Pendant le Golden Age, Johnny Thunder fut peut-être le membre le plus puissant de la prestigieuse Justice Society of America… mais aussi le personnage le plus ridicule du groupe. Ses pouvoirs indirects étaient énormes : Bien que n’ayant de surhumain à proprement parler, Johnny Thunder était le maître d’un génie, le Thunderbolt, qui exécutait tous ses ordres, réalisait la plupart de ses souhaits (sauf qu’en général les scénaristes s’arrangeaient pour que Johnny ne se contente pas de dire « coffrer les bandits »). Potentiellement, il avait donc la puissance d’un dieu, comparable à celle du Beyonder chez Marvel. Mais Johnny Thunder avait débuté non pas comme un composant de la Justice Society mais bien comme un héros de ses propres aventures, publiées dans Flash Comics. Et dans ces exploits individuels, Johnny Thunder tenait plus lieu d’une série comique. Pour contrebalancer la toute-puissance du personnage, il avait été décidé d’en faire un abruti. Johnny Thunder avait le pouvoir de réaliser tous ses vœux, oui, mais c’était aussi un personnage qui n’avait pas beaucoup de volonté et en tout cas pas de suite dans les idées. D’une certaine manière le vrai héros du strip était le Thunderbolt lui-même, beaucoup plus mur que Johnny. Mais hélas le Thunderbolt était limité par le fait qu’il devait suivre les ordres de l’imbécile. Sous un certain angle Johnny Thunder était le point faible du Thunderbolt, comme une sorte de boulet qui aurait freiné la capacité du génie à réaliser de grandes choses. Dans les pages de la Justice Society (All-Star Comics), Johnny était de fait régulièrement traité comme une mascotte de l’équipe, finalement pas très éloigné de ce que seraient plus tard Snapper Carr et Rick Jones (respectivement les faire-valoirs initiaux de la Justice League et des Avengers). Johnny Thunder était donc traité comme un bouffon. Et pas sans raison. Johnny était un « gars bien gentil », avec de bonnes intentions. Mais un inguérissable idiot…

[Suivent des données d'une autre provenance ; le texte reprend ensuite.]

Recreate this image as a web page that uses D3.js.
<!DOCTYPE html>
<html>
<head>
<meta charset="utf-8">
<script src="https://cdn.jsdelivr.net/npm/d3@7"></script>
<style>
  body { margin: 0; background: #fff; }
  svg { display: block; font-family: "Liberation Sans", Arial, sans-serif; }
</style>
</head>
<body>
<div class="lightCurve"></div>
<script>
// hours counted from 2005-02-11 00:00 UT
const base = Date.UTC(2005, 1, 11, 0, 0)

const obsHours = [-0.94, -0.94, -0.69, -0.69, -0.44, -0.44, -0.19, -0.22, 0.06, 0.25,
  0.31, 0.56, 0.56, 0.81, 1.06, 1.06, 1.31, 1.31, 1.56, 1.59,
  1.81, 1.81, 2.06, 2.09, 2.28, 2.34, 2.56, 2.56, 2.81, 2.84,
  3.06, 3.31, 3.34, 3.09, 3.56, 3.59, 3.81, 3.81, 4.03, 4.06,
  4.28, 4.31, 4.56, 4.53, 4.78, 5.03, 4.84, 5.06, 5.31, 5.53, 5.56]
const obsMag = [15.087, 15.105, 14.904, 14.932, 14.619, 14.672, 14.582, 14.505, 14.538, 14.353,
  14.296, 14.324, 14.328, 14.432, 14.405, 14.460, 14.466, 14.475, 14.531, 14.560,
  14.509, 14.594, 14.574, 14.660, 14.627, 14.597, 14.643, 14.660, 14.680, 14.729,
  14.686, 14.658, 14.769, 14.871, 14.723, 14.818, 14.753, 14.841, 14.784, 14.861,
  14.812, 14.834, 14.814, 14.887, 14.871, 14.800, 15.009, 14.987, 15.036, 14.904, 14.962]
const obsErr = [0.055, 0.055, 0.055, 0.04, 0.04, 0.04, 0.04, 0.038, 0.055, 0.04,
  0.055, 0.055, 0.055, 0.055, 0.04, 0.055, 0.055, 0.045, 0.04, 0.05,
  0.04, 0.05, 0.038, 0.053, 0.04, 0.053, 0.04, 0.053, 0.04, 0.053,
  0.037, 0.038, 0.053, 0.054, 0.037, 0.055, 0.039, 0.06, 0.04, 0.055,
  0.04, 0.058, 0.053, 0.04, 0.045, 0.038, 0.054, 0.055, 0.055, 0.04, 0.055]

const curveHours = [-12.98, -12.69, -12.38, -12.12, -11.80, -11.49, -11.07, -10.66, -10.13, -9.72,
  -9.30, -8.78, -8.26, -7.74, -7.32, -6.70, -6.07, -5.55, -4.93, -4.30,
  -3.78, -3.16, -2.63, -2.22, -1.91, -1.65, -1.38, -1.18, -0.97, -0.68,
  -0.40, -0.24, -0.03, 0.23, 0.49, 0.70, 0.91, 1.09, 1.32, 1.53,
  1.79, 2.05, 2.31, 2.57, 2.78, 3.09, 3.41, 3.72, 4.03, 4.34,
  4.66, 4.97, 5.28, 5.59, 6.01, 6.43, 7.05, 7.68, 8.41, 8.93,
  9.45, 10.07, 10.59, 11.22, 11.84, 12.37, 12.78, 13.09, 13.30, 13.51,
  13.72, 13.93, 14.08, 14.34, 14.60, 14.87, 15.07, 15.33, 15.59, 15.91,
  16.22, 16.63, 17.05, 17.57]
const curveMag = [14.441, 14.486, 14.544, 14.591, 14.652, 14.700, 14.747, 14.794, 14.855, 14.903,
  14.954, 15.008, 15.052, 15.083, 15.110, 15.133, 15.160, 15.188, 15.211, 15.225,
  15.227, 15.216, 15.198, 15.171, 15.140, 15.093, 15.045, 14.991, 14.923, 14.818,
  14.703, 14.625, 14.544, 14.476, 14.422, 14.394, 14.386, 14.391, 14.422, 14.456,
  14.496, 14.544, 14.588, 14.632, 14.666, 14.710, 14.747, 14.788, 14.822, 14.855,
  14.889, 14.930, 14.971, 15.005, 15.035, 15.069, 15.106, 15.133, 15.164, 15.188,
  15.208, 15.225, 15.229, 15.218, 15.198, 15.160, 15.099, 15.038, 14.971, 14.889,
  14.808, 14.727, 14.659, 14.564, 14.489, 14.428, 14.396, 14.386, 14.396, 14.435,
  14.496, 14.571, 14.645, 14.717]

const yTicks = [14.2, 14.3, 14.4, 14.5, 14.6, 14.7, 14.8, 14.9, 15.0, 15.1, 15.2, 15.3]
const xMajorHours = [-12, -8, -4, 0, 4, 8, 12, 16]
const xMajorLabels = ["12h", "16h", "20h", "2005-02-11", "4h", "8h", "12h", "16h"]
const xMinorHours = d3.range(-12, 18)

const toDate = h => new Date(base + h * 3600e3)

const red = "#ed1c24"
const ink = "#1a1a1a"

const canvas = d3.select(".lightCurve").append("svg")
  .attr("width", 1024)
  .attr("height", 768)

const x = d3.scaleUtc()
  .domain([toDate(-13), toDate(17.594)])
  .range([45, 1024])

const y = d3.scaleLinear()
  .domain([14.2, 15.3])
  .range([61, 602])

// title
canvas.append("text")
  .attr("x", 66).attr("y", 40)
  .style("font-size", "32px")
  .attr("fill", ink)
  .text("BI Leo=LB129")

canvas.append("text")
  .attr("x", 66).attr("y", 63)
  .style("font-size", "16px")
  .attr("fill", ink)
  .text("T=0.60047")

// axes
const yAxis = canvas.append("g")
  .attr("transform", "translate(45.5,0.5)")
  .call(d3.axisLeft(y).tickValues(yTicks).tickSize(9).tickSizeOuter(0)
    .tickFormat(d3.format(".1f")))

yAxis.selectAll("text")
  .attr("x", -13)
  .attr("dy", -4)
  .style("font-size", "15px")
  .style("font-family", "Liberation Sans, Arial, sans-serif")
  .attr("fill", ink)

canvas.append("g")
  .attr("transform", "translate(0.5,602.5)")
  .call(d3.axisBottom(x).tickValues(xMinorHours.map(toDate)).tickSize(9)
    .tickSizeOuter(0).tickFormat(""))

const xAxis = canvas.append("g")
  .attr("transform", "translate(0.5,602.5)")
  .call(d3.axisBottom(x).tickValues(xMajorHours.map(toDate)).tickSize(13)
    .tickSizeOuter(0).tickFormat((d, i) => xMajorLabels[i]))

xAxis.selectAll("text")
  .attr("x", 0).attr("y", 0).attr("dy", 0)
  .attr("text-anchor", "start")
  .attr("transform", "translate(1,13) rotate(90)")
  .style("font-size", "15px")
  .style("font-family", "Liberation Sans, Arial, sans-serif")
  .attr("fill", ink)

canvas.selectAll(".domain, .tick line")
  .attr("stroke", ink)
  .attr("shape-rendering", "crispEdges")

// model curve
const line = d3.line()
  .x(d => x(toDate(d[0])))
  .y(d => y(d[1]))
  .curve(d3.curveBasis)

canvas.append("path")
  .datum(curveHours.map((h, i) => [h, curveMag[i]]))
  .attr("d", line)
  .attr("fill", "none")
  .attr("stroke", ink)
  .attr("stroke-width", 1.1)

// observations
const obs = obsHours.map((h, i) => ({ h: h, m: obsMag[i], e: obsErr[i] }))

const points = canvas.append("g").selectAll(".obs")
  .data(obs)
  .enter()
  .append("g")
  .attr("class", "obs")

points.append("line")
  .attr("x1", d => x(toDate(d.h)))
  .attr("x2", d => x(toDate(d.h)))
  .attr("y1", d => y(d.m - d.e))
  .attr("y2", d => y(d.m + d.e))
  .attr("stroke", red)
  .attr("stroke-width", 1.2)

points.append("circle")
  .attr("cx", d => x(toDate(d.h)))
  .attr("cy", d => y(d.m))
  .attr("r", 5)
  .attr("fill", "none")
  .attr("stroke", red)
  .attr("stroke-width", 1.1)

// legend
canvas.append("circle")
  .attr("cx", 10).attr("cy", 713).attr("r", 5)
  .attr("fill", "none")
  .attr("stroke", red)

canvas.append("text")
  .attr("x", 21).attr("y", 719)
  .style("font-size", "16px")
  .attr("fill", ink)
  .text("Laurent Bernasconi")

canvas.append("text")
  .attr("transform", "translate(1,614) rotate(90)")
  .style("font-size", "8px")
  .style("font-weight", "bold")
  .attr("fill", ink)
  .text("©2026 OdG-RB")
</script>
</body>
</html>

On pourrait donc facilement sous-estimer l’importance historique de Johnny Thunder, la limiter à une sorte de note de bas de page liée à sa seule présence dans les rangs de la Justice Society mais l’histoire parue dans Flash Comics #86 allait s’avérer déterminante à plus d’un titre. D’ailleurs en préambule le commentaire nous promet la rencontre de « l’escroc le plus fascinant de tous les temps » : le Black Canary (« Canari Noir »). On nous explique alors que la pègre donnerait cher pour connaître l’identité de cette semeuse de chaos. D’ailleurs le scénario ne perd pas de temps et enchaîne directement avec Johnny qui croise dans une ruelle sombre une mystérieuse blonde qui le manipule par son charme. Elle lui demande alors s’il peut l’aider et Johnny Thunder s’empresse de répondre qu’il n’a jamais laisser tomber une demoiselle.

L’inconnue porte un petit blouson sombre mais aussi des bas résilles avec des petites bottines à talon, le tout évoquant énormément le costume de l’héroïne Black Cat publiée chez Harvey. Mais, sans masque, cet accoutrement peut passer pour un costume de ville. De toute façon, pour justifier son apparence, la jeune blonde explique qu’elle doit se rendre à un bal costumé. Mais hélas elle a du « faire le mur » pour pouvoir aller à cette fête, son tuteur s’y opposant. Johnny Thunder ne manque pas de penser tout haut que ce tuteur a l’air bien rabat-joie. Mais le vrai problème de la jeune fille est qu’elle a oublié chez elle son masque, qui doit compléter son déguisement. Et si elle tente de retourner dans sa chambre, elle court le risque que son tuteur la surprenne et l’empêche de se rendre au bal. Qui plus est le masque a été rangé dans un coffre fort. Elle demande donc à Johnny de se glisser chez elle et de lui ramener le masque. Totalement sous le charme, le héros se contente de lui demander le code du coffre et grimpe via une échelle jusqu’à l’étage indiqué. Le chevalier servant a tôt fait d’ouvrir le coffre et de prendre le masque (un « loup » classique) sans faire de bruits… et de montrer le masque à la belle, quelques étages plus bas. Et quand celle-ci lui demande de lui jeter, Johnny n’y réfléchit pas à deux fois. Non seulement Johnny n’est pas spécialement connu pour réfléchir mais là, pour le coup, on peut le comprendre. Quel mal pourrait-il y avoir à rendre ce masque sans valeur à sa propriétaire. Encore que s’il est sans valeur alors Johnny pourrait se demander pourquoi on l’a rangé dans un coffre-fort.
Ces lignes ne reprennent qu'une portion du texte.